Start Records shown

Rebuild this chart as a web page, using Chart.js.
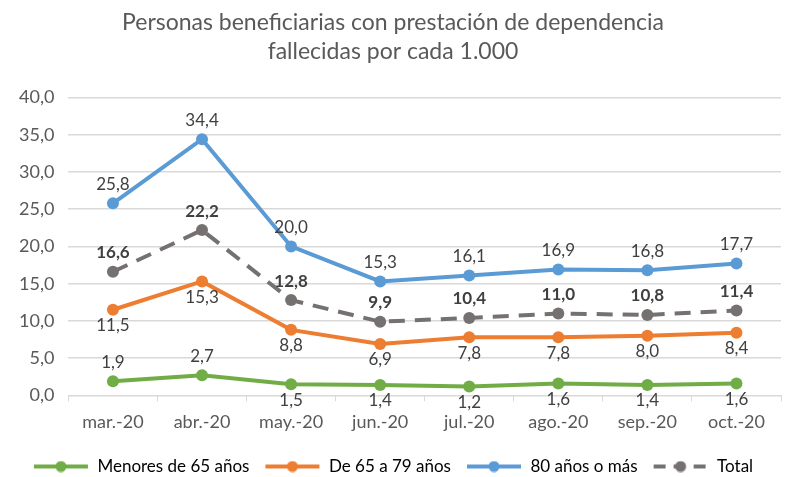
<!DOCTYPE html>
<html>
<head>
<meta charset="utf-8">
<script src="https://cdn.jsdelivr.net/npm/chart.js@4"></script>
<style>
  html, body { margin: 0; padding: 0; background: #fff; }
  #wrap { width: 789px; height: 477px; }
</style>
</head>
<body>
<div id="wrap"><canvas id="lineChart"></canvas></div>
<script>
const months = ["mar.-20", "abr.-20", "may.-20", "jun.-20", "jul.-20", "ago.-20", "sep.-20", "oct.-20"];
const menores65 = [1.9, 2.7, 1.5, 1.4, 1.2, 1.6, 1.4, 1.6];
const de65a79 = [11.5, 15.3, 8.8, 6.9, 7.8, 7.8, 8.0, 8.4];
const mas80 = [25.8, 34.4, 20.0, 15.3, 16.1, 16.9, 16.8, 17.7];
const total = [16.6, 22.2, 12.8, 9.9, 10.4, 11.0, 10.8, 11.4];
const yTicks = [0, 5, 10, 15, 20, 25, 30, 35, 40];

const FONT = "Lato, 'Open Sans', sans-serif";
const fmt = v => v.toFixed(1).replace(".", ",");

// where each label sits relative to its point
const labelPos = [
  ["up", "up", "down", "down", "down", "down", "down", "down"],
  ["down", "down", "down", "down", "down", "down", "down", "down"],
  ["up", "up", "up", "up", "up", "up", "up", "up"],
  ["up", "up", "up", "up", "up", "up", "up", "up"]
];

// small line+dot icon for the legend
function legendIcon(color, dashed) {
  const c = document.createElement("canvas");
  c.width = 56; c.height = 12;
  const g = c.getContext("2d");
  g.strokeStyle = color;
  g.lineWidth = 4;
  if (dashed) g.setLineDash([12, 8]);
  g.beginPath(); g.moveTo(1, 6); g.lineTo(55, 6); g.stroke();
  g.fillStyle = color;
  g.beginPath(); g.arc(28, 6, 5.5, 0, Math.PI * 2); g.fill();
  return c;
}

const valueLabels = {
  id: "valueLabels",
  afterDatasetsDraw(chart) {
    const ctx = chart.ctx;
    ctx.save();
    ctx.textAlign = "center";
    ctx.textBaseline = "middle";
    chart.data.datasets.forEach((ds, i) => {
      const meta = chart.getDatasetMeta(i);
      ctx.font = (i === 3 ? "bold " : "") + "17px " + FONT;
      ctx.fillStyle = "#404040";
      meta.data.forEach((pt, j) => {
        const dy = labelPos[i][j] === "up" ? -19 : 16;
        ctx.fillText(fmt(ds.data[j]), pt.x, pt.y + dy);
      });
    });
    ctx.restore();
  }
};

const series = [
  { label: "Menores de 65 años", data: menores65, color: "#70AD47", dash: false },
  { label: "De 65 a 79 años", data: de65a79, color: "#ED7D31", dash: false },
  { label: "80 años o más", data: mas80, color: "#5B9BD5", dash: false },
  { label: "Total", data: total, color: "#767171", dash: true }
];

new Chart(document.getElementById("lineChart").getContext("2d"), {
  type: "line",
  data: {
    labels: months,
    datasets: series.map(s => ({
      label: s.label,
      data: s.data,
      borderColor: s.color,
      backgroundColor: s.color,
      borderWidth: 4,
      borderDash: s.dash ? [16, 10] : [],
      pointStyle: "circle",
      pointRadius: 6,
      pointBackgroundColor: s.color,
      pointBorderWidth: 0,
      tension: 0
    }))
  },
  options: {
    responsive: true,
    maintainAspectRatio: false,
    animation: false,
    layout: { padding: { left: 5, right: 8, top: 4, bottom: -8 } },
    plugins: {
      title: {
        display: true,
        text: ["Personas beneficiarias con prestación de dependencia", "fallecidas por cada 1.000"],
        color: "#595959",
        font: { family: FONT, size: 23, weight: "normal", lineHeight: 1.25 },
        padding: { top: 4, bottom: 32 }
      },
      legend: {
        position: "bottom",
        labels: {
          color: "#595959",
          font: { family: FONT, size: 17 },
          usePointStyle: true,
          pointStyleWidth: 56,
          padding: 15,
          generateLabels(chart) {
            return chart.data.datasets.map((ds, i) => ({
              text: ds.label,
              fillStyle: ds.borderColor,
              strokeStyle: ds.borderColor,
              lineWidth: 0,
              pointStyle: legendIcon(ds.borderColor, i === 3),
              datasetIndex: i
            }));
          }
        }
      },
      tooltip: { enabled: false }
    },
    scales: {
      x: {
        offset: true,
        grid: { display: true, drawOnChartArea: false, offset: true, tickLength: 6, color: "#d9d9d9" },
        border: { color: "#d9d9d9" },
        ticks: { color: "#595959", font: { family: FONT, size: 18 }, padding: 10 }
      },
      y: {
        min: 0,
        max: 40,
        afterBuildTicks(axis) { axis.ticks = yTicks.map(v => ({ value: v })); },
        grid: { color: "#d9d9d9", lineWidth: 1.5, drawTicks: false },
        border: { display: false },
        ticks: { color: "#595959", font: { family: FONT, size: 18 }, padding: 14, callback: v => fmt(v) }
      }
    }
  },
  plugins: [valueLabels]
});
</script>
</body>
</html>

End Records shown
Start Records shown

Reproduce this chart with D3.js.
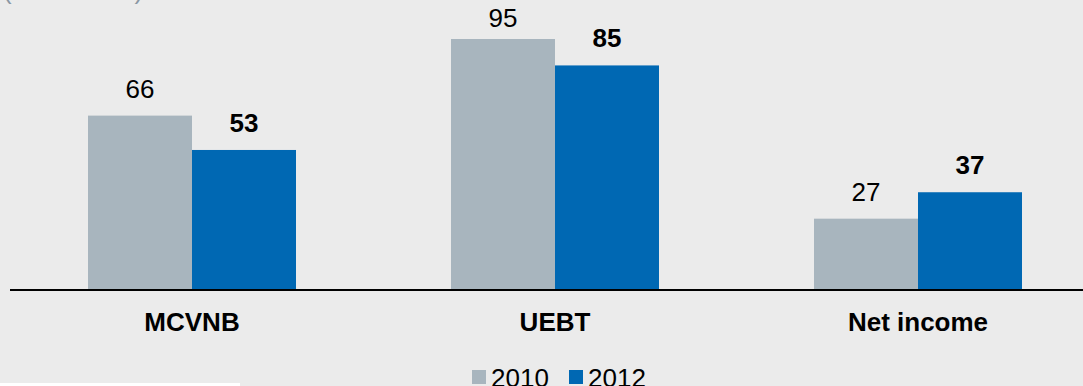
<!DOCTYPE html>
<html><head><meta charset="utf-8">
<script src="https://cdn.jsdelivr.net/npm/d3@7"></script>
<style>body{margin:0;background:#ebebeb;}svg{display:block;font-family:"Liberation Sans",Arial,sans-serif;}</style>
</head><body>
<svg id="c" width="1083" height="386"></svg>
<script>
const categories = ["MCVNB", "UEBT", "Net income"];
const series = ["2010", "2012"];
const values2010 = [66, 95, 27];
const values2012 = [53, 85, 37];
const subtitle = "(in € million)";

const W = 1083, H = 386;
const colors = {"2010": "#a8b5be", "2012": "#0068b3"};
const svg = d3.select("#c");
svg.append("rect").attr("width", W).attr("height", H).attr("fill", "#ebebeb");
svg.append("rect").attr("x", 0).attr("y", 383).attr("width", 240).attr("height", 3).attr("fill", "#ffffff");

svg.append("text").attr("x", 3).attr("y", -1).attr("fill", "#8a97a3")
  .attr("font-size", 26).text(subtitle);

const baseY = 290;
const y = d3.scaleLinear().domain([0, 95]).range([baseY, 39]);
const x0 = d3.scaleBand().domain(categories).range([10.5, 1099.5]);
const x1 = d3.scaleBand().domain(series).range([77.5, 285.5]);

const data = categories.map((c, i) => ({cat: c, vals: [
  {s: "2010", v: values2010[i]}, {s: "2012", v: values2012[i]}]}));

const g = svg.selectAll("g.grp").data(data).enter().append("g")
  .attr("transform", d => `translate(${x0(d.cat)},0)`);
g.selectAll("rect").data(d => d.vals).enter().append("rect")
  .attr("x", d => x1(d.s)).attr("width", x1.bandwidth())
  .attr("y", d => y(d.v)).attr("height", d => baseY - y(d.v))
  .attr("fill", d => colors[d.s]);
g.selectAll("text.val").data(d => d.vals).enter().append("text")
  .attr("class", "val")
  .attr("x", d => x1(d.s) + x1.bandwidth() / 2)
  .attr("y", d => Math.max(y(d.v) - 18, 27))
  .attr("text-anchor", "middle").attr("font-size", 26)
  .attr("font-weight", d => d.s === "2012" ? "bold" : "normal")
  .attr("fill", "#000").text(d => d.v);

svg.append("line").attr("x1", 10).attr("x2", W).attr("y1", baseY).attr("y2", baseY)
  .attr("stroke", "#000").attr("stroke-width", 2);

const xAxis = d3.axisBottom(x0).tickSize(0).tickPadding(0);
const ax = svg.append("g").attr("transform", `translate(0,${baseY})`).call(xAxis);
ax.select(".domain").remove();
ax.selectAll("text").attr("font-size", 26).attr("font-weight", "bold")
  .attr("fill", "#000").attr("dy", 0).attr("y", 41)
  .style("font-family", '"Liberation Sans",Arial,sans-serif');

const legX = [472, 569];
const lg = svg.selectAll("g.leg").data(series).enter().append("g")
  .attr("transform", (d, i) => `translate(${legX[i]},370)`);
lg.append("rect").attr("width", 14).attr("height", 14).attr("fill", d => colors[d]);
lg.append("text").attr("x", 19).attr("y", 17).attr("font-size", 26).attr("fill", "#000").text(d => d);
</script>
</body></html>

End Records shown
Start Records shown

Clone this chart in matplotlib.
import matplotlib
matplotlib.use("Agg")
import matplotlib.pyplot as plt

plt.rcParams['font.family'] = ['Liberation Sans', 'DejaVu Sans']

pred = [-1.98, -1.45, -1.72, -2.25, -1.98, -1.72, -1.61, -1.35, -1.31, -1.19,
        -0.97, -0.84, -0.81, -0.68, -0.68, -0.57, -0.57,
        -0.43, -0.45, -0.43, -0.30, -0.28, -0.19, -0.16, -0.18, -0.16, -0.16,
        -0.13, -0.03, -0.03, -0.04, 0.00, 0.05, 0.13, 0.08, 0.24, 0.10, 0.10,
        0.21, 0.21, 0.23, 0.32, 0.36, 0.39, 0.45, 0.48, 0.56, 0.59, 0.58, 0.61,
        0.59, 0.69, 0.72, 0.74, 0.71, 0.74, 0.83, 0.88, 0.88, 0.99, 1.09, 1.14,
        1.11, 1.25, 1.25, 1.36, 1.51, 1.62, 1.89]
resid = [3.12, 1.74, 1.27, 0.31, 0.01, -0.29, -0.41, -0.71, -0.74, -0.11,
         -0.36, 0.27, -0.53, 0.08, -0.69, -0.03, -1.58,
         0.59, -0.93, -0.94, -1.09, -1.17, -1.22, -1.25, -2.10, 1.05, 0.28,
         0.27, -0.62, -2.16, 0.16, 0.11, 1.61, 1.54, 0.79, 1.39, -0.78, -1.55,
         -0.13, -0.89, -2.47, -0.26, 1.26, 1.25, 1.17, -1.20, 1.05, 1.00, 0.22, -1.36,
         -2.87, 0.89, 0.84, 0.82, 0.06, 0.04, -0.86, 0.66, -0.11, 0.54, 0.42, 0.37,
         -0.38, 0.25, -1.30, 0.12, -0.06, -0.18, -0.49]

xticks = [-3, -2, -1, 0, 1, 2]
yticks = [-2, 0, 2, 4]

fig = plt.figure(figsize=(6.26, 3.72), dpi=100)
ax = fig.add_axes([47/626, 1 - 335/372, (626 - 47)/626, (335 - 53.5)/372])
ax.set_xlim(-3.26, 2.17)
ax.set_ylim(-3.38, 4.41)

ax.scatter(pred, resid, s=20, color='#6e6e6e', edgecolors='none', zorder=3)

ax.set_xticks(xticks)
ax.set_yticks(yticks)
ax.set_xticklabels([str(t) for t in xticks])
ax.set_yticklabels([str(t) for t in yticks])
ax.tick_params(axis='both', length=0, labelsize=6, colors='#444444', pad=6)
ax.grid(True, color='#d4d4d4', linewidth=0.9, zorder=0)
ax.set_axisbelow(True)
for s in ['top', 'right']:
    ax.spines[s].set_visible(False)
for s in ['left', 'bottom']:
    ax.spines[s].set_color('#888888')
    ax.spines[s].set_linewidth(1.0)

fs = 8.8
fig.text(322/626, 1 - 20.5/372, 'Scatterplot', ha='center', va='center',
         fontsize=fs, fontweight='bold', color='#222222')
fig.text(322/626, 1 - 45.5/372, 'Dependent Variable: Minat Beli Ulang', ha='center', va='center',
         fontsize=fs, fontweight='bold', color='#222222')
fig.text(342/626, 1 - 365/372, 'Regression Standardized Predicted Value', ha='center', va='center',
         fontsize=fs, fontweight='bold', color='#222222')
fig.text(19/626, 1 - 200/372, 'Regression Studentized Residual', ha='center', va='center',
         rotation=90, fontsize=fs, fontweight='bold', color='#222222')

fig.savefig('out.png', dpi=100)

End Records shown

● **Job**:
In the listing above, find the line with "Rebuild this chart" and the line with "const fmt = v". Set down exactly those lines and everything between them, skipping pictures.

● **Written answer**:
Rebuild this chart as a web page, using Chart.js.
<!DOCTYPE html>
<html>
<head>
<meta charset="utf-8">
<script src="https://cdn.jsdelivr.net/npm/chart.js@4"></script>
<style>
  html, body { margin: 0; padding: 0; background: #fff; }
  #wrap { width: 789px; height: 477px; }
</style>
</head>
<body>
<div id="wrap"><canvas id="lineChart"></canvas></div>
<script>
const months = ["mar.-20", "abr.-20", "may.-20", "jun.-20", "jul.-20", "ago.-20", "sep.-20", "oct.-20"];
const menores65 = [1.9, 2.7, 1.5, 1.4, 1.2, 1.6, 1.4, 1.6];
const de65a79 = [11.5, 15.3, 8.8, 6.9, 7.8, 7.8, 8.0, 8.4];
const mas80 = [25.8, 34.4, 20.0, 15.3, 16.1, 16.9, 16.8, 17.7];
const total = [16.6, 22.2, 12.8, 9.9, 10.4, 11.0, 10.8, 11.4];
const yTicks = [0, 5, 10, 15, 20, 25, 30, 35, 40];

const FONT = "Lato, 'Open Sans', sans-serif";
const fmt = v => v.toFixed(1).replace(".", ",");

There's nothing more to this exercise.